Keep on loving one another, the author of Hebrews says. Of course, we shrug. Easy for you to say. You knew Jesus. It was all still real for you. It’s a different world now. Aside from the fact it’s quite unlikely that the author did know Jesus, is our world so different? Oh, I know we are much more sophisticated - although I wonder if we are as intellectually astute as were the Greeks. We are more mobile. Although, I read recently Americans are moving less now than they did in the 18th and 19th centuries, or even the first half of the 20th. Alright, but we have better technology, we have - as the slogan goes - better living through chemistry. Of course, with our chemistry we also have pollution. Our technology may have tied us closer together through our Twitterings and our Facebooks, but the downside to that is how impersonal we have become. Deprive us of our cell phones and our laptop computers and we are at a loss knowing how to interact with another human being.



As for the age of the Romans and the early Christians, while they had none of these advantages and disadvantages, yet they had to cope with persecution from the Roman Empire AND from their own Jewish families. They were outcasts from both. Their’s was a time that demanded conformity just as ours does, and when they sought to follow the teachings of a Jewish rabbi who had been executed in the most cruel and indecent way, they weren’t simply misunderstood, or thought of as lunatics, they were seen as dangerous rebels, enemies of the state, disrupters of the status quo who threatened the political establishment by creating unrest. The religious community of the Jews were equally aghast at this stark heresy that threatened the very foundation of Judaism. The new Christians must have found the commandment to love one another as difficult to live and do then as we find it today.



Love requires connectedness. Love recognizes both our isolation as unique human beings and our reliance on relationships in order to be complete. Americans historically have prized the rugged individualist. A Davy Crockett or a Daniel Boone is a true American hero, and the Robber Barons like Carnegie, or Gould or Vanderbilt or Rockefeller were our icons of success. Horatio Alger set the pattern for us and we rejoice when we see someone scale the heights from obscure poverty to fame and fortune.
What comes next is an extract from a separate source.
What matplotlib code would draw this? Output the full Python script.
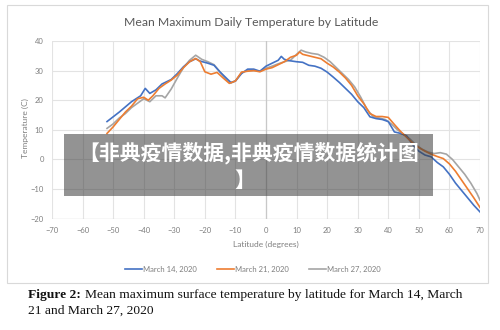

What we don’t see is how none of these heroes were finally truly independent. They all relied on help from someone or some group who gave them the vision, the courage, the strength they needed to succeed.



We are incomplete as isolated individuals. We need one another. Our vary ability to speak is dependent upon interaction with other human beings. Our ability to discern values comes from that same interaction. The myth of a Tarzan or a Mowgli, raised with animals in the wilderness, is just that, a myth. The command that we love one another is just as important for our own well-being as it is for those around us. Those who cannot love are to be pitied most deeply, for they are robbed an essential requirement of being human.



When Paul was summing up his anthem of praise to the concept of love, in the thirteenth chapter of his first letter to the Corinthians, he says quite simply, “when all else fails, love still stands”. It is love, more than anything else, that provides the pattern for what we call the “image of God”. Our ability to love, to interact with others, to relate to others at the deeper levels of our beings, is what not only makes us fully human, but what makes us most nearly like God. We show our kinship to God when we love one another.



So it strikes me as vitally important, essential, that we be continually reminded of the centrality of love as the essence of our humanity. If we would be truly human and truly alive, we must truly love. Such a love is not a bit of romantic fluff, it is the essence of our beings.



Keep on loving each other, it’s the only thing that really matters. Do that, and you will know God, and in knowing God, you will finally know yourself. Amen.